Flow characteristics in vitro induce BiP activation 
Using an in vitro model to simulate human arterial shear stress waveforms, athero-susceptible or atheroprotective flow was applied to human endothelial cells. BiP (GRP78) was found to be significantly upregulated in a sustained manner under athero-susceptible, but not atheroprotective flow up to 24 hours. This response was dependent on both sustained activation of p38, as well as integrin α2β1. Increased BiP expression correlated with the activation of the ER stress sensing element promoter by athero-susceptible flow as a marker of the UPR. Shear stress regulation of BiP was through increased protein stability when compared to other flow regulated proteins, such as connexin-43 and vascular cell adhesion molecule (VCAM)-1. Increased endothelial expression of BiP was also observed in athero-susceptible versus atheroprotective regions of C57BL6 mice.

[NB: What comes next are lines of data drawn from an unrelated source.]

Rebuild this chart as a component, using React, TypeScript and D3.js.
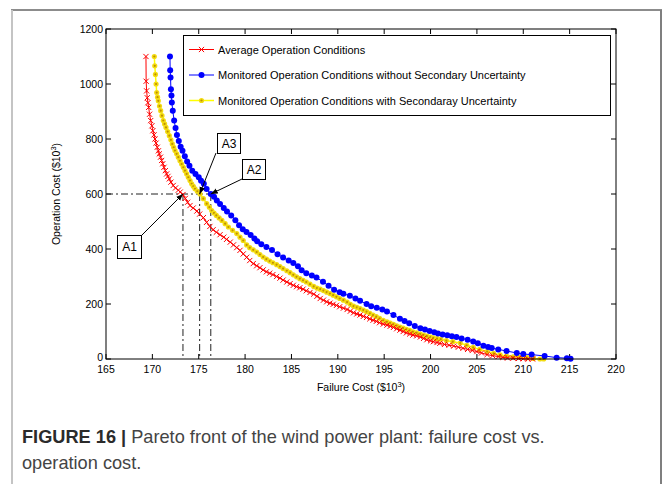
import React from 'react';
import * as d3 from 'd3';

const xTicks = [165, 170, 175, 180, 185, 190, 195, 200, 205, 210, 215, 220];
const yTicks = [0, 200, 400, 600, 800, 1000, 1200];

const seriesNames = [
  'Average Operation Conditions',
  'Monitored Operation Conditions without Secondary Uncertainty',
  'Monitored Operation Conditions with Secondaray Uncertainty',
];

const avgFailure = [169.31,169.33,169.38,169.45,169.52,169.6,169.7,169.82,169.95,170.05,170.18,170.28,170.4,170.53,170.65,170.75,170.88,171.0,171.12,171.25,171.4,171.54,171.68,171.83,172.0,172.25,172.5,172.8,173.0,173.3,173.55,173.8,174.06,174.4,174.8,175.1,175.5,175.85,176.2,176.55,176.9,177.3,177.7,178.0,178.4,178.75,179.1,179.45,179.8,180.17,180.5,180.88,181.25,181.6,181.95,182.3,182.65,183.0,183.4,183.76,184.1,184.5,184.85,185.2,185.55,185.9,186.25,186.6,187.0,187.4,187.75,188.1,188.45,188.8,189.15,189.5,189.85,190.2,190.6,191.0,191.35,191.7,192.05,192.4,192.75,193.1,193.45,193.8,194.15,194.5,194.9,195.3,195.65,196.0,196.35,196.7,197.05,197.4,197.75,198.1,198.5,198.9,199.25,199.6,200.0,200.3,200.7,201.0,201.5,202.0,202.5,203.0,203.5,204.0,204.5,205.0,205.5,206.1,206.7,207.3,207.8,208.3,208.9,209.5,210.0,210.5,211.0];
const avgCost = [1100,1010,975,950,932,915,890,867,848,830,815,800,785,770,757,746,734,722,710,697,685,673,664,655,643,631,622,614,607,598,584,570,558,549,538,527,514,497,482,470,461,452,443,435,425,415,405,395,382,370,358,347,339,332,324,317,312,307,300,294,287,280,274,268,263,259,254,248,242,236,228,220,214,208,203,199,195,190,185,180,174,168,164,160,155,151,146,141,137,132,127,123,119,115,110,105,100,95,91,87,84,80,75,70,66,63,60,57,53,50,47,43,39,35,31,27,22,16,12,9,6,4,3,2,1,0,0];

const noSecFailure = [171.9,171.92,171.96,172.0,172.06,172.1,172.2,172.35,172.5,172.65,172.85,173.05,173.25,173.5,173.75,174.0,174.3,174.65,175.0,175.25,175.55,175.85,176.3,176.65,176.95,177.3,177.7,178.05,178.5,178.95,179.35,179.75,180.15,180.6,181.0,181.3,181.75,182.3,182.9,183.5,184.1,184.7,185.2,185.7,186.1,186.6,187.2,187.7,188.4,189.0,189.6,190.2,190.6,191.3,191.9,192.4,193.1,193.6,194.2,194.8,195.3,196.0,196.7,197.2,197.7,198.3,198.9,199.4,199.9,200.4,200.8,201.3,201.8,202.3,202.8,203.35,204.0,204.6,205.1,205.7,206.2,206.6,207.3,208.2,209.3,210.0,210.9,212.3,213.6,214.7,215.1];
const noSecCost = [1100,1050,1024,981,958,933,903,867,840,815,793,772,757,737,718,703,685,673,661,648,637,618,600,590,576,564,549,536,522,505,486,472,462,451,438,428,417,407,396,381,369,358,349,337,323,312,304,296,281,266,252,243,237,230,220,212,200,192,186,180,173,160,146,138,130,120,112,107,102,97,93,89,86,83,80,75,70,64,57,48,44,40,35,29,22,18,16,11,5,3,1];

const withSecFailure = [170.21,170.26,170.33,170.4,170.47,170.56,170.64,170.77,170.9,171.04,171.18,171.32,171.47,171.65,171.83,172.0,172.15,172.3,172.44,172.62,172.8,172.98,173.16,173.34,173.52,173.7,173.88,174.06,174.24,174.42,174.6,174.85,175.14,175.5,175.86,176.15,176.4,176.65,176.9,177.2,177.5,177.85,178.2,178.65,179.1,179.45,179.8,180.17,180.5,180.88,181.25,181.6,181.95,182.3,182.65,183.0,183.4,183.76,184.1,184.5,184.85,185.2,185.55,185.9,186.25,186.6,187.0,187.4,187.75,188.1,188.45,188.8,189.15,189.5,189.85,190.2,190.6,191.0,191.35,191.7,192.05,192.4,192.75,193.1,193.45,193.8,194.15,194.5,194.9,195.3,195.65,196.0,196.35,196.7,197.05,197.4,197.75,198.1,198.5,198.9,199.25,199.6,200.0,200.3,200.7,201.1,201.7,202.4,203.2,203.9,204.6,205.3,206.1,206.8,207.5,208.2,208.9,209.6,210.4,211.1,211.8,212.2];
const withSecCost = [1100,1066,1035,1000,969,952,939,920,903,885,867,855,842,827,812,797,782,770,758,746,734,721,709,697,685,673,661,649,637,628,619,610,600,583,565,552,540,531,522,513,504,492,480,468,456,443,431,415,405,397,389,380,371,363,356,350,343,336,329,321,314,306,299,292,286,280,272,264,258,254,249,243,238,232,226,220,214,207,199,192,188,183,178,172,166,160,154,148,141,135,131,126,121,116,112,108,104,99,95,91,87,83,80,77,74,72,67,63,58,50,42,35,27,21,15,11,8,6,5,2,0,0];

const annotationLabels = ['A1', 'A3', 'A2'];
const annotationFailure = [173.3, 175.1, 176.3];
const annotationCost = [600, 600, 600];

const RED = '#ff0000';
const BLUE = '#0000ff';
const YEL = '#ffff00';
const YEL_FILL = '#f3dc10';
const YEL_DOT = '#c09000';
const FONT = "'Liberation Sans', Arial, Helvetica, sans-serif";

const W = 664, H = 484;
const L = 106, R = 616, T = 29, B = 359;

export default function App() {
  const x = d3.scaleLinear().domain([165, 220]).range([L, R]);
  const y = d3.scaleLinear().domain([0, 1200]).range([B, T]);
  const line = d3.line<[number, number]>().x(d => x(d[0])).y(d => y(d[1]));
  const zip = (a: number[], b: number[]) => a.map((v, i) => [v, b[i]] as [number, number]);
  const avg = zip(avgFailure, avgCost);
  const noSec = zip(noSecFailure, noSecCost);
  const withSec = zip(withSecFailure, withSecCost);

  const xMark = (cx: number, cy: number, k: string, s = 2.6) => (
    <path key={k} d={`M${cx - s},${cy - s}L${cx + s},${cy + s}M${cx - s},${cy + s}L${cx + s},${cy - s}`} stroke={RED} strokeWidth={1} fill="none" />
  );
  const blueMark = (cx: number, cy: number, k: string) => <circle key={k} cx={cx} cy={cy} r={3} fill={BLUE} />;
  const yelMark = (cx: number, cy: number, k: string) => (
    <g key={k}>
      <circle cx={cx} cy={cy} r={2.6} fill={YEL_FILL} />
      <circle cx={cx} cy={cy} r={1.1} fill={YEL_DOT} />
    </g>
  );

  const tickLen = 5;
  const dashDot = '7,3,2,3';
  const ax = annotationFailure.map(v => x(v));
  const ay = annotationCost.map(v => y(v));
  const boxes = [
    { bx: 117, by: 235, bw: 24, bh: 23, sx: 141, sy: 236 },
    { bx: 217, by: 133, bw: 23, bh: 20, sx: 216, sy: 153 },
    { bx: 242, by: 159, bw: 23, bh: 20, sx: 242, sy: 179 },
  ];

  const legendY = [49.5, 75, 100.5];

  return (
    <svg width={W} height={H} style={{ position: 'absolute', left: 0, top: 0, background: '#fff' }} fontFamily={FONT}>
      <defs>
        <marker id="ah" viewBox="0 0 10 10" refX="10" refY="5" markerWidth="7" markerHeight="7" orient="auto-start-reverse" markerUnits="userSpaceOnUse">
          <path d="M0,1L10,5L0,9z" fill="#000" />
        </marker>
      </defs>
      <rect x={0} y={0} width={W} height={H} fill="#fff" />
      <line x1={11} y1={10} x2={662} y2={10} stroke="#8c8c8c" strokeWidth={2} />
      <line x1={12} y1={10} x2={12} y2={H} stroke="#c4c4c4" strokeWidth={2} />
      <line x1={661} y1={10} x2={661} y2={H} stroke="#7f7f7f" strokeWidth={2} />

      {xTicks.map(t => (
        <g key={'xt' + t}>
          <line x1={x(t)} x2={x(t)} y1={B} y2={B - tickLen} stroke="#000" />
          <line x1={x(t)} x2={x(t)} y1={T} y2={T + tickLen} stroke="#000" />
          <text x={x(t)} y={B + 13.5} textAnchor="middle" fontSize={10.5} fill="#000">{t}</text>
        </g>
      ))}
      {yTicks.map(t => (
        <g key={'yt' + t}>
          <line x1={L} x2={L + tickLen} y1={y(t)} y2={y(t)} stroke="#000" />
          <line x1={R} x2={R - tickLen} y1={y(t)} y2={y(t)} stroke="#000" />
          <text x={L - 3} y={y(t) + (t === 0 ? 1.5 : 3.8)} textAnchor="end" fontSize={10.5} fill="#000">{t}</text>
        </g>
      ))}

      <line x1={L} x2={d3.max(ax) as number} y1={ay[0]} y2={ay[0]} stroke="#222" strokeWidth={1} strokeDasharray={dashDot} />
      {ax.map((px, i) => (
        <line key={'v' + i} x1={px} x2={px} y1={ay[i]} y2={B} stroke="#222" strokeWidth={1} strokeDasharray={dashDot} />
      ))}

      <path d={line(withSec) || ''} fill="none" stroke={YEL} strokeWidth={1.5} />
      {withSec.map((d, i) => yelMark(x(d[0]), y(d[1]), 'y' + i))}
      <path d={line(avg) || ''} fill="none" stroke={RED} strokeWidth={1} />
      {avg.map((d, i) => xMark(x(d[0]), y(d[1]), 'r' + i))}
      <path d={line(noSec) || ''} fill="none" stroke={BLUE} strokeWidth={1} />
      {noSec.map((d, i) => blueMark(x(d[0]), y(d[1]), 'b' + i))}

      {boxes.map((b, i) => (
        <g key={'a' + i}>
          <line x1={b.sx} y1={b.sy} x2={ax[i]} y2={ay[i]} stroke="#000" strokeWidth={1} markerEnd="url(#ah)" />
          <rect x={b.bx + 0.5} y={b.by + 0.5} width={b.bw} height={b.bh} fill="#fff" stroke="#000" strokeWidth={1} />
          <text x={b.bx + 0.5 + b.bw / 2} y={b.by + b.bh / 2 + 4.5} textAnchor="middle" fontSize={12} fill="#000">{annotationLabels[i]}</text>
        </g>
      ))}

      <rect x={L} y={T} width={R - L} height={B - T} fill="none" stroke="#000" strokeWidth={1} />

      <rect x={183.5} y={35.5} width={427} height={80} fill="#fff" stroke="#000" strokeWidth={1} />
      {seriesNames.map((n, i) => {
        const ly = legendY[i];
        const col = [RED, BLUE, YEL][i];
        return (
          <g key={'lg' + i}>
            <line x1={189} x2={214} y1={ly} y2={ly} stroke={col} strokeWidth={i === 2 ? 1.5 : 1} />
            {i === 0 ? xMark(201.5, ly, 'lx') : i === 1 ? blueMark(201.5, ly, 'lb') : yelMark(201.5, ly, 'ly')}
            <text x={218} y={ly + 4} fontSize={11} fill="#000">{n}</text>
          </g>
        );
      })}

      <text x={(L + R) / 2} y={391} textAnchor="middle" fontSize={10.5} fill="#000">
        Failure Cost ($10<tspan dy={-4} fontSize={7.5}>3</tspan><tspan dy={4}>)</tspan>
      </text>
      <text transform={`translate(60,${(T + B) / 2}) rotate(-90)`} textAnchor="middle" fontSize={10.5} fill="#000">
        Operation Cost ($10<tspan dy={-4} fontSize={7.5}>3</tspan><tspan dy={4}>)</tspan>
      </text>

      <text x={22} y={443} fontSize={18.2} fill="#444" fontFamily="'Liberation Sans', Arial, sans-serif">
        <tspan fontWeight="bold" fill="#2b2b2b">FIGURE 16 | </tspan>Pareto front of the wind power plant: failure cost vs.
      </text>
      <text x={22} y={469} fontSize={18.2} fill="#444" fontFamily="'Liberation Sans', Arial, sans-serif">operation cost.</text>
    </svg>
  );
}
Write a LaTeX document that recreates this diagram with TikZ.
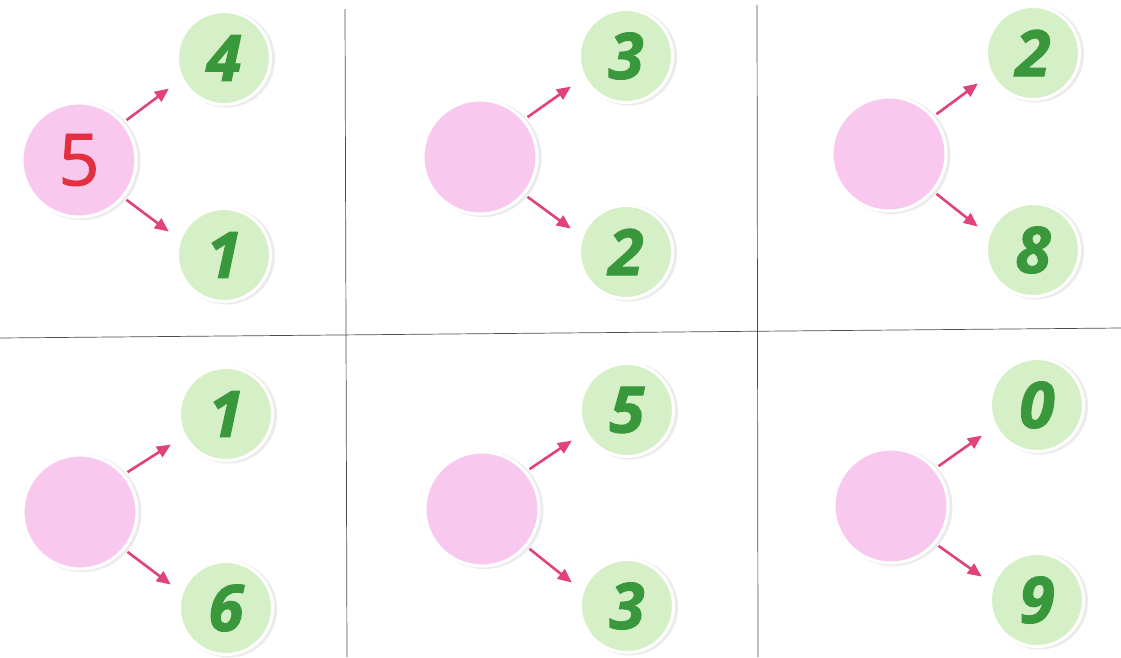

The study supports a role for the hemodynamic environment in preferentially inducing BiP and the UPR in athero-susceptible regions before lesion development.
Spliced XBP-1 chaperone pathway of UPR 
Spliced XBP-1 (sXBP-1) encodes the XBP-1 transcription factor that translocates to the nucleus to activate selective pro-apoptotic target genes as one of the 3 transduction arms of the UPR response. Following the observation of endothelial expression of the XBP-1 pathway of UPR in branching regions of apoE-/- mice arteries and in atherosclerotic lesions that developed there, this study reported that athero-susceptible flow waveforms induced XBP-1 splicing in cultured endothelial cells. Over-expression of (activated) sXBP-1 induced apoptosis in cultured human endothelial cells. To extend the findings to an in vivo assay for atherogenesis, adenoviral-mediated over-expression of sXBP-1 was induced in an apoE-/- murine aortic isograft model. In these animals, enhanced intimal hyperplasia and atherosclerosis developed in normally protected regions of the aorta suggesting that when the XBP-1 UPR pathway is greatly over-stimulated, the adaptive protective function of UPR reverts to a pathological imbalance. While over-expression was not entirely limited to the endothelium in the isograft model, the data are supportive for a prominent role for endothelial sXBP-1.
These three different but complementary approaches to endothelial ER stress provide compelling evidence for the existence of site-specific chronic adaptive UPR in endothelial cells in vivo, and that the hemodynamic environment associated with sites of athero-susceptibility plays a significant role.